A review of the controversial high-speed rail link HS2 has recommended extending the route to run the length of the border between Northern Ireland and the Irish Republic.
Transport Secretary Grant Shapps launched the review yesterday saying that he expected it to deliver a “go or no-go” decision on the HS2 project by the end of the year.
In a dramatic turnaround Shapps now says the £50bn project will not only go ahead but will be extended to run under the Irish Sea to Warrenpoint and along the length of the Irish border, with services ultimately ending in Muff, County Donegal.
Shapps responded to critics who say the route extension would effectively create a hard border between the two countries by stealth, telling Radio 4 that the decision “had nothing to do with Brexit or the backstop.”
“Granted the extended route will form a sort of hard dividing line between Northern Ireland and the Republic,” he told BBC Radio 4’s Today Programme.

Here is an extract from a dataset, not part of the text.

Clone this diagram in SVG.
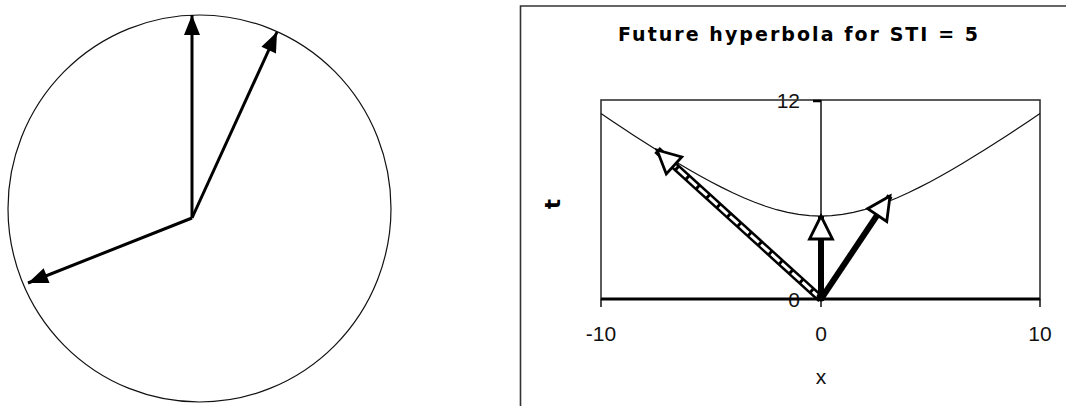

“And yes, that will remove the need for the backstop and ensure Brexit is delivered, but that is not why the government is pressing ahead with this scheme.
“I’ve looked at the facts and figures and what the country needs is for a Banker or Stockbroker living in London to be able to dive on a train at Euston and arrive in Muff as quickly as possible.
“Investing in HS2 will be a boon for the UK economy and great for Muff, and those are two things that are central to Boris Johnson’s vision for Britain.”